Prior to the introduction of the resolution framework, the restructuring (or liquidation) of a bank was the domain of the Commission, being the State aid authority, and the Member State, working together with the beneficiary bank and the competent authority, assuming that the restructuring process was triggered by the award of State aid. Under the resolution framework another actor has been introduced on stage: the resolution authority. The Commission, in its role as the State aid authority, will have to work together with the resolution authorities and vice versa in order to ensure an efficient restructuring process.
Within the SRM, the Commission also acts as resolution authority (see section 6.2.2). In this chapter, references to the Commission should be read as references to the Commission acting in its role as State aid authority, unless otherwise indicated.
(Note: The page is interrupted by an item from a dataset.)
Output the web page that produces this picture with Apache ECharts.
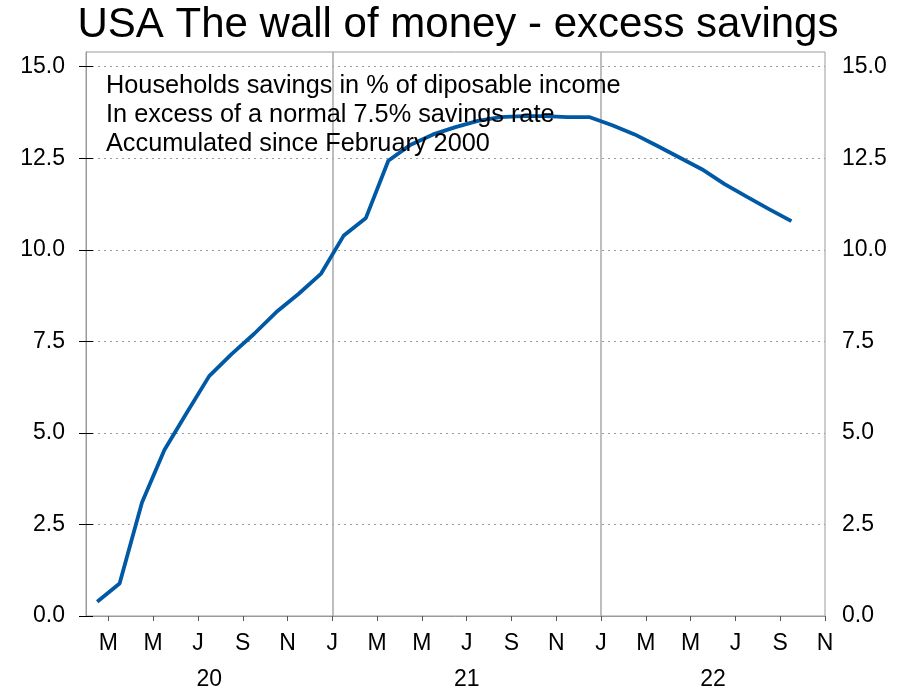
<!DOCTYPE html>
<html>
<head>
<meta charset="utf-8">
<script src="https://cdn.jsdelivr.net/npm/echarts@6/dist/echarts.min.js"></script>
<style>
html,body{margin:0;padding:0;background:#fff;}
#chart{width:916px;height:691px;}
</style>
</head>
<body>
<div id="chart"></div>
<script>
// Monthly observations (Feb 2020 .. Sep 2022)
var months = ['2020-02','2020-03','2020-04','2020-05','2020-06','2020-07','2020-08','2020-09','2020-10','2020-11','2020-12',
  '2021-01','2021-02','2021-03','2021-04','2021-05','2021-06','2021-07','2021-08','2021-09','2021-10','2021-11','2021-12',
  '2022-01','2022-02','2022-03','2022-04','2022-05','2022-06','2022-07','2022-08','2022-09'];
var excessSavings = [0.39, 0.89, 3.10, 4.53, 5.55, 6.55, 7.15, 7.70, 8.30, 8.80, 9.35,
  10.38, 10.87, 12.43, 12.87, 13.15, 13.35, 13.52, 13.62, 13.65, 13.65, 13.62, 13.62,
  13.40, 13.15, 12.84, 12.52, 12.20, 11.80, 11.45, 11.11, 10.78];
var axisStart = '2020-02';   // left edge of x axis (start of month)
var axisEnd = '2022-11';     // right edge of x axis (start of month)
var yTicks = [0, 2.5, 5, 7.5, 10, 12.5, 15];
var yearLabels = ['20', '21', '22'];
var yearBreaks = ['2021-01', '2022-01'];
var titleText = 'USA The wall of money - excess savings';
var noteLines = ['Households savings in % of diposable income',
  'In excess of a normal 7.5% savings rate',
  'Accumulated since February 2000'];

var monthLetters = 'JFMAMJJASOND';
function monthIndex(s) {
  var p = s.split('-');
  var a = axisStart.split('-');
  return (parseInt(p[0]) - parseInt(a[0])) * 12 + (parseInt(p[1]) - parseInt(a[1]));
}
var xMax = monthIndex(axisEnd);
var startMonth = parseInt(axisStart.split('-')[1]) - 1; // 0-based calendar month at index 0

var seriesData = months.map(function (m, i) { return [monthIndex(m) + 0.5, excessSavings[i]]; });

var tickVals = [];
for (var k = 0; k <= xMax; k++) {
  if (((startMonth + k) % 12) % 2 === 0) tickVals.push(k); // Jan, Mar, May, ...
}
var breaks = yearBreaks.map(monthIndex);
var yearBounds = [0].concat(breaks).concat([xMax]);
var yearPos = [];
for (var y = 0; y < yearLabels.length; y++) yearPos.push((yearBounds[y] + yearBounds[y + 1]) / 2);

var FONT = '"Liberation Sans", Arial, Helvetica, sans-serif';
var grey = '#9a9a9a';

var chart = echarts.init(document.getElementById('chart'), null, {renderer: 'canvas'});
function yAxisDef(pos, margin, split) {
  return {
    type: 'value', min: 0, max: 15.4, interval: 2.5, position: pos,
    axisLine: {show: true, lineStyle: {color: grey, width: 1}},
    axisTick: {show: true, customValues: yTicks, length: 7, inside: false, lineStyle: {color: '#000', width: 1}},
    axisLabel: {customValues: yTicks, formatter: function (v) { return v.toFixed(1); }, fontSize: 23, color: '#000', fontFamily: FONT, margin: margin},
    splitLine: split ? {show: true, lineStyle: {color: grey, type: [2, 4], width: 1}} : {show: false}
  };
}
chart.setOption({
  animation: false,
  backgroundColor: '#fff',
  title: [{
    text: titleText, left: 'center', top: -1,
    textStyle: {fontSize: 42, fontWeight: 'normal', color: '#000', fontFamily: FONT}
  }, {
    text: noteLines.join('\n'), left: 101, top: 67,
    textStyle: {fontSize: 25.3, fontWeight: 'normal', color: '#000', fontFamily: FONT, lineHeight: 29}
  }],
  grid: {left: 86, right: 91, top: 52, bottom: 75, show: true, borderColor: grey, borderWidth: 1, containLabel: false},
  xAxis: [{
    type: 'value', min: 0, max: xMax, position: 'bottom',
    axisLine: {show: true, onZero: false, lineStyle: {color: grey, width: 1}},
    axisTick: {show: true, customValues: tickVals, length: 5, lineStyle: {color: '#555'}},
    axisLabel: {customValues: tickVals, fontSize: 23, color: '#000', fontFamily: FONT, margin: 16,
      formatter: function (v) { return monthLetters.charAt((startMonth + Math.round(v)) % 12); }},
    splitLine: {show: false}
  }, {
    type: 'value', min: 0, max: xMax, position: 'bottom', offset: 36,
    axisLine: {show: false}, axisTick: {show: false},
    axisLabel: {customValues: yearPos, fontSize: 23, color: '#000', fontFamily: FONT, margin: 16,
      formatter: function (v) { var idx = yearPos.indexOf(v); return idx >= 0 ? yearLabels[idx] : ''; }},
    splitLine: {show: false}
  }],
  yAxis: [yAxisDef('left', 21, true), yAxisDef('right', 17, false)],
  series: [{
    type: 'line', xAxisIndex: 0, yAxisIndex: 0,
    data: seriesData, symbol: 'none', smooth: false,
    lineStyle: {color: '#0059a4', width: 3.8},
    markLine: {
      silent: true, symbol: ['none', 'none'], label: {show: false},
      lineStyle: {color: '#a8a8a8', type: 'solid', width: 1.5},
      data: breaks.map(function (b) { return {xAxis: b}; })
    },
    z: 5
  }]
});
</script>
</body>
</html>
This chapter discusses the impact of the resolution framework on the restructuring process of a failing bank. It is structured as follows. Section 7.2 first describes the restructuring processes that a failing bank can be subject to after the introduction of the resolution framework. Section 7.3 subsequently assesses the competences of the different authorities in the restructuring process of a failing bank. Section 7.4 pays particular attention to the burden-sharing obligation in case a failing bank receives public funding after the introduction of the resolution framework. Section 7.5 further analyses the impact that the resolution framework has on the restructuring process of a failing bank and identifies any challenges in this process. Section 7.6 concludes this chapter.
This chapter only applies to the restructuring of banks that started after the resolution framework entered into force. The restructuring of banks that started prior to the introduction of the resolution framework remains managed by the national authorities on the basis of the State aid regime for the banking sector only.1 The situation where a bank is not restructured but wound up in normal insolvency proceedings is not discussed in this chapter.